Pick your Chris. Hipkins or Luxon? PHOTOS: OTAGO DAILY TIMES
Pick your Chris. Hipkins or Luxon? PHOTOS: OTAGO DAILY TIMES
The Council of Trade Unions (CTU) has been criticised this week for a series of attack ads against the National Party.

The adverts carry the lines "out of touch" and "too much risk" beneath a photo of a serious-looking Christopher Luxon. National MPs were quick to leap on the adverts, describing them as personal and nasty ad hominem.

The ad campaign was bad timing for Labour. National’s failure to announce a new policy at its campaign launch left Labour’s strongest attack line on it open. Luxon had not offered anything new to shift the tax policy topic topic off the news cycle, so questions about whether the policy breaches international trade and tax agreements were still being asked on the day of the launch. It has been the surest attack ground for Labour in the last few weeks because there is substance in its criticism.

But the timing of the CTU adverts now gives National a platform for faux outrage about personality politics. And it gives Luxon the opportunity to take the higher ground in the contest of the two Chrises. The next couple of weeks, in advance of the televised leaders debates, are crucial for political positioning. Labour, and its allies, can not afford any more own goals.

This election campaign will focus on the two Chrises in a campaign style not unlike 2017.

Neither has been elected into the role of prime minister. Like Bill English, Hipkins was anointed as PM by a charismatic and highly regarded incumbent. That’s a horrible way to start the job. Like English, Hipkins was a solid, hardworking and reliable minister, and like English, so far at least, lacks the spark that triggers our enthusiasm. We want to like our leaders, or better yet to be like them. Hipkins is the guy next door, reliable yes, but not an exciting prospect.

Then again, neither is Luxon. He can be compared to a small degree to Jacinda Ardern, in that he is a new face. Like Ardern did for Labour, he has given National supporters a clean slate on which to write their desires and he is undoubtedly bringing in the cash.

But his political experience has not required him to be agile or creative and he does not present as a person naturally inclined to either. He studiously practises his lines, and stays staunchly on message but that does not inspire confidence about his ability to be nimble when circumstances warrant.

His consistent response to criticisms of his tax policy announcements, for example, has been to say some version of "I have every confidence in our numbers". That just means "trust me".

Therefore, National and Luxon himself are making this election campaign about him, about both his approach to important matters and his personal integrity. National’s cries of unfairness in the face of the CTU ads are, in reality, little more than a useful distraction.

I do not think it is necessarily a bad thing having a campaign focused on leadership. In fact I think it is essential.

It is always frustrating for the other parliamentary parties because they get locked out of the two-party, two-leader, anti-MMP battle.

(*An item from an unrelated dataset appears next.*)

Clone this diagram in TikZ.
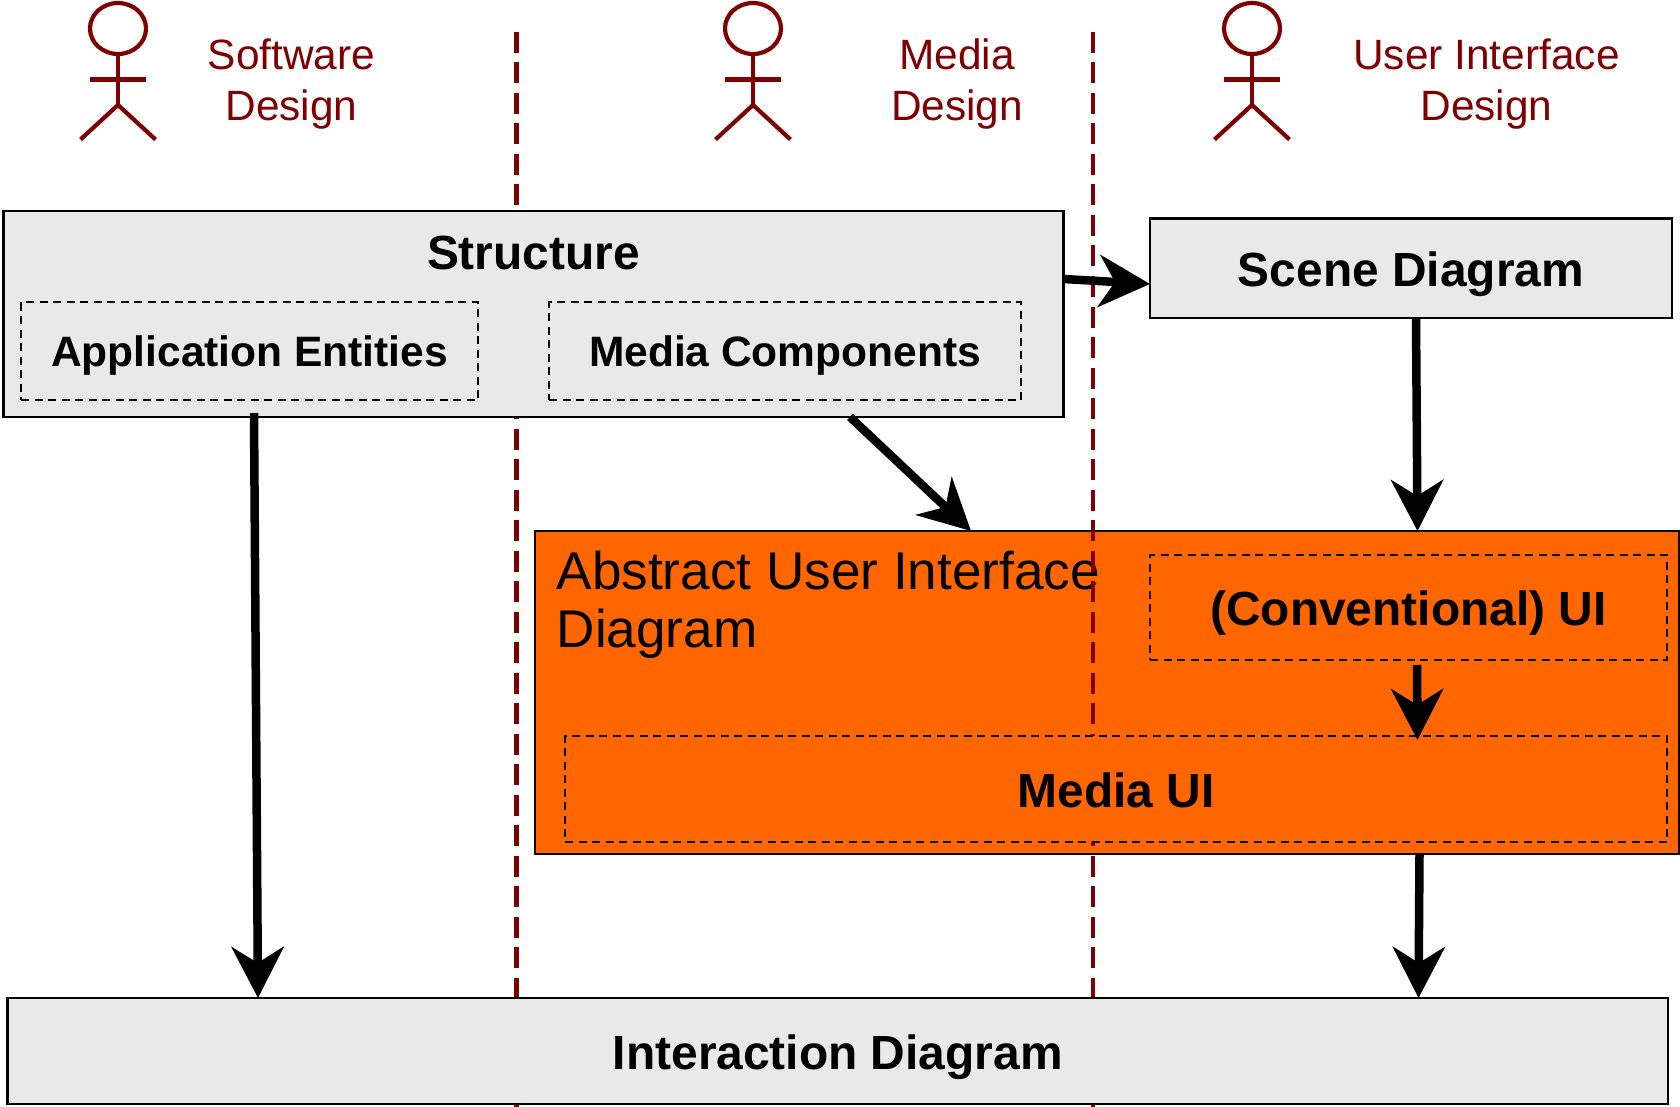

But when when the two most likely prime ministerial candidates have had no or very little experience in that role we do need to understand them better.

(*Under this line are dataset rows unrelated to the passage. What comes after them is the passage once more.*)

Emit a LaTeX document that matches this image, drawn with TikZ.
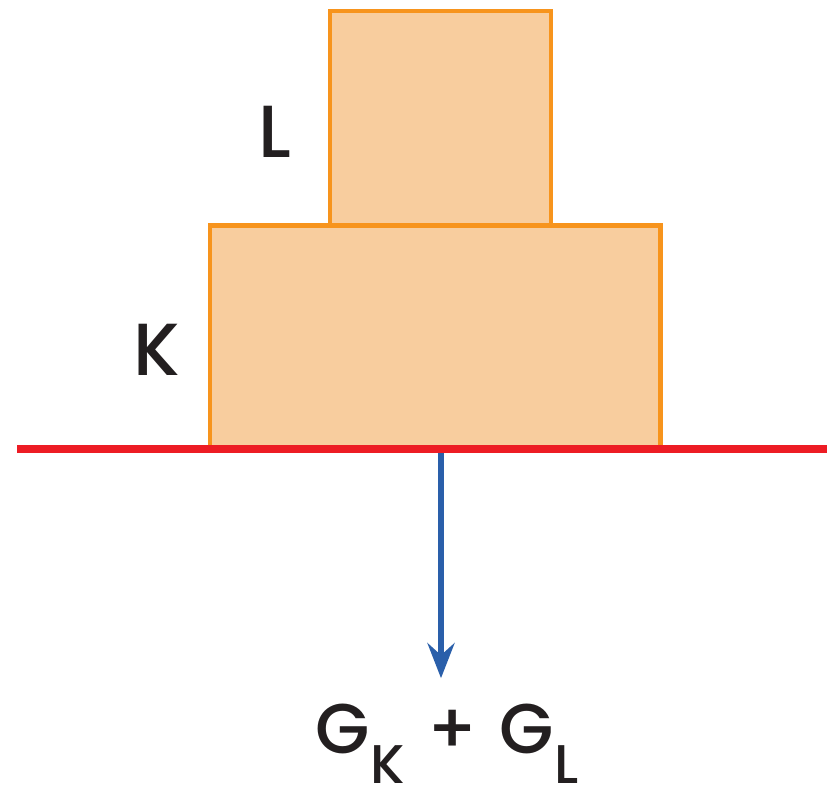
\documentclass[tikz,border=0pt]{standalone}
\usepackage{fontspec}
\setmainfont{Poppins}[UprightFont={* Medium}]
\usepackage{xcolor}
\usetikzlibrary{arrows.meta, positioning, calc}
\definecolor{boxfill}{HTML}{F8CD9E}
\definecolor{boxline}{HTML}{F7941D}
\definecolor{groundred}{HTML}{ED1C24}
\definecolor{forceblue}{HTML}{2A5FAA}
\definecolor{ink}{HTML}{231F20}
\newcommand{\subtxt}[1]{\raisebox{-0.6cm}{\fontsize{31}{31}\selectfont #1}}

\begin{document}
\begin{tikzpicture}[
        x=0.02cm, y=-0.02cm,
        block/.style={rectangle, draw=boxline, fill=boxfill, line width=2.8pt, inner sep=0pt, outer sep=0pt, anchor=south west},
        lbl/.style={font=\fontsize{42}{42}\selectfont, text=ink, anchor=base, inner sep=0pt},
        ground/.style={draw=groundred, line width=4pt},
        arrow/.style={-{Stealth[length=0.7cm, width=0.54cm, inset=0.24cm]}, draw=forceblue, fill=forceblue, line width=3.8pt},
    ]
        \useasboundingbox (0,0) rectangle (827,793);
        \node[block, minimum width=9.02cm, minimum height=4.44cm] (kbox) at (210,447) {};
        \node[block, minimum width=4.42cm, minimum height=4.28cm] (lbox) at (330,225) {};
        \node[lbl] (lname) at (275,158) {L};
        \node[lbl] (kname) at (157,376) {K};
        \node[lbl, font=\fontsize{40}{40}\selectfont] (sum) at (447,753) {G\subtxt{K}\hspace{0.45cm}+\hspace{0.45cm}G\subtxt{L}};

        \coordinate (force) at (441,449);
        \draw[arrow, shorten >=0.5cm] (force) -- (force |- sum.north);
        \coordinate (gleft) at (17,449);
        \coordinate (gright) at (827,449);
        \draw[ground] (gleft) -- (gright);
    \end{tikzpicture}
\end{document}
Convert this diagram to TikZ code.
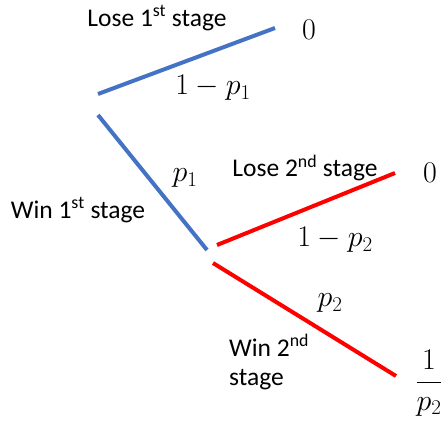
\RequirePackage{fix-cm}
\documentclass[tikz,border=0pt]{standalone}
\usepackage{fontspec}
\setmainfont{Carlito}
\begin{document}
\begin{tikzpicture}[x=1pt,y=-1pt,
  blueline/.style={draw={rgb,255:red,68;green,114;blue,196},line width=4pt},
  redline/.style={draw=red,line width=4pt},
  lbl/.style={inner sep=0pt,font=\fontsize{25.5}{29}\selectfont},
  mlbl/.style={inner sep=0pt,font=\fontsize{30}{34}\selectfont}]
\useasboundingbox (0,0) rectangle (444,421);
\coordinate (a1) at (98,94);
\coordinate (a2) at (275,28);
\coordinate (b1) at (98,115);
\coordinate (b2) at (207,250);
\coordinate (c1) at (217,245);
\coordinate (c2) at (395,173);
\coordinate (d1) at (213,263);
\coordinate (d2) at (396,376);
\draw[blueline] (a1) -- (a2);
\draw[blueline] (b1) -- (b2);
\draw[redline] (c1) -- (c2);
\draw[redline] (d1) -- (d2);
\node[lbl] (t1) at (157,18) {Lose 1\textsuperscript{st} stage};
\node[mlbl] (z1) at (309,30) {$0$};
\node[mlbl] (q1) at (213,88) {$1-p_1$};
\node[mlbl] (p1) at (185,178) {$p_1$};
\node[lbl] (t2) at (305,168) {Lose 2\textsuperscript{nd} stage};
\node[mlbl] (z2) at (430,173) {$0$};
\node[lbl] (t3) at (78,210) {Win 1\textsuperscript{st} stage};
\node[mlbl] (q2) at (335,240) {$1-p_2$};
\node[mlbl] (p2) at (330,303) {$p_2$};
\node[lbl,anchor=west,align=left] (t4) at (229,362) {Win 2\textsuperscript{nd}\\stage};
\node[mlbl] (f) at (429,383) {$\displaystyle\frac{1}{p_2}$};
\end{tikzpicture}
\end{document}
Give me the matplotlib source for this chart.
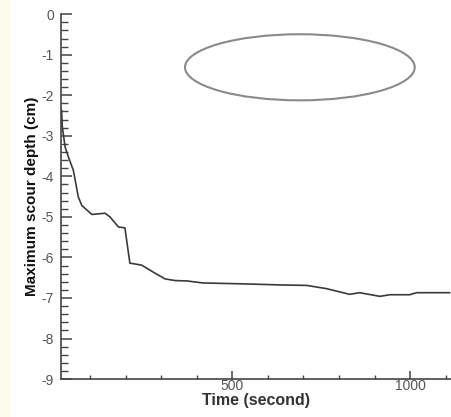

Election campaigns are the most uncontrollable and risky political environments for senior politicians. As individuals, they are on the road fulltime, travelling long distances in a day, up early for morning interviews and asleep late after candidate meetings and more interviews. They are also doing the day job managing staff, fighting fires, dousing dramas and trying to keep everything running as planned.

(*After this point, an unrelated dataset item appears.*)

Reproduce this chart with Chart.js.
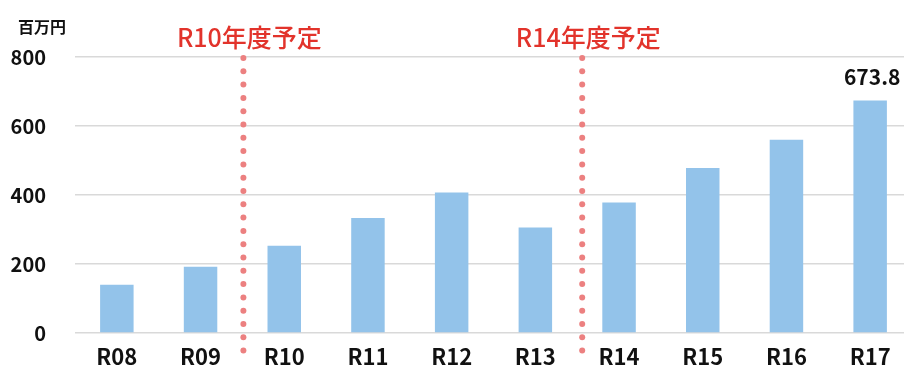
<!DOCTYPE html>
<html lang="ja">
<head>
<meta charset="utf-8">
<script src="https://cdn.jsdelivr.net/npm/chart.js@4/dist/chart.umd.min.js"></script>
<style>
  html, body { margin: 0; padding: 0; background: #fff; overflow: hidden; }
  #wrap { width: 912px; height: 380px; }
</style>
</head>
<body>
<div id="wrap"><canvas id="chart"></canvas></div>
<script>
// 年度別の金額（百万円）
const years = ['R08', 'R09', 'R10', 'R11', 'R12', 'R13', 'R14', 'R15', 'R16', 'R17'];
const amounts = [140, 192, 253, 333, 407, 306, 378, 478, 560, 673.8];
const yTicks = [0, 200, 400, 600, 800];
// 予定の区切り（この年度から予定）
const plannedFrom = ['R10', 'R14'];
const plannedText = ['R10年度予定', 'R14年度予定'];
const unitText = '百万円';
const labeledYears = ['R17'];

const FONT = "'Noto Sans CJK JP', 'Noto Sans', sans-serif";

const overlay = {
    id: 'overlay',
    afterDraw(chart) {
        const { ctx, chartArea, scales } = chart;
        const x = scales.x;
        ctx.save();

        // unit label above the y axis
        ctx.fillStyle = '#111';
        ctx.font = `bold 16px ${FONT}`;
        ctx.textAlign = 'center';
        ctx.textBaseline = 'alphabetic';
        ctx.fillText(unitText, 42, 33);

        // dotted dividers with their captions
        plannedFrom.forEach((year, i) => {
            const idx = years.indexOf(year);
            const px = x.getPixelForValue(idx - 0.5) + (i ? 5 : 1);
            ctx.fillStyle = '#EC8080';
            for (let y = chartArea.top + 1; y <= 353; y += 13.3) {
                ctx.beginPath();
                ctx.arc(px, y, 3, 0, Math.PI * 2);
                ctx.fill();
            }
            ctx.fillStyle = '#E2332B';
            ctx.font = `500 25px ${FONT}`;
            ctx.textAlign = 'center';
            ctx.fillText(plannedText[i], px + 6, 47);
        });

        // value labels
        const meta = chart.getDatasetMeta(0);
        ctx.fillStyle = '#111';
        ctx.font = `bold 21px ${FONT}`;
        ctx.textAlign = 'center';
        labeledYears.forEach(year => {
            const idx = years.indexOf(year);
            const bar = meta.data[idx];
            ctx.fillText(String(amounts[idx]), bar.x + 2, bar.y - 16);
        });
        ctx.restore();
    }
};

new Chart(document.getElementById('chart'), {
    type: 'bar',
    data: {
        labels: years,
        datasets: [{
            data: amounts,
            backgroundColor: '#93C3EA',
            borderWidth: 0,
            barPercentage: 0.4,
            categoryPercentage: 1
        }]
    },
    options: {
        responsive: true,
        maintainAspectRatio: false,
        animation: false,
        devicePixelRatio: 1,
        layout: { padding: { top: 57, left: 0, right: 0, bottom: 0 } },
        plugins: {
            legend: { display: false },
            tooltip: { enabled: false }
        },
        scales: {
            x: {
                grid: { display: false },
                border: { display: false },
                ticks: {
                    color: '#111',
                    font: { family: FONT, size: 22, weight: 'bold' },
                    padding: 2,
                    maxRotation: 0
                },
                afterFit(scale) { scale.height = 47; }
            },
            y: {
                min: 0,
                max: 800,
                afterBuildTicks(scale) {
                    scale.ticks = yTicks.map(v => ({ value: v }));
                },
                grid: { color: '#D9D9D9', lineWidth: 1.5, drawTicks: false },
                border: { display: false },
                ticks: {
                    color: '#111',
                    font: { family: FONT, size: 20, weight: 'bold' },
                    padding: 29
                },
                afterFit(scale) { scale.width = 75; }
            }
        }
    },
    plugins: [overlay]
});
</script>
</body>
</html>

And they have families who have to suffer the public criticisms and attacks on the people they love. Election campaigns can be brutal.

So while the strategies are drawn up, the key messages emailed out and everyone is whipped, cajoled and tidied up for cameras, it really does not take much at all to turn the tables on a campaign and therefore on the leaders. Whatever the issue is that upsets the horse (including a Winston Peters-ridden one) the key thing we should be looking for is how the leaders handle it when things go bad.

On whose side do they choose to stand? How considered are they, how decisive and were they fair in that decision? Do they blame others and get dirty or can they keep a calm head? Can they rally public confidence on their worst day? Their choices will reflect their values.

The last six years have been really hard for Aotearoa New Zealand and the next six don’t look like they will be any easier. We need to know how the two Chrises will be guided by their values before they represent our interests in governing our country.

Metiria Stanton Turei is a law lecturer at the University of Otago and a former Green Party MP and co-leader.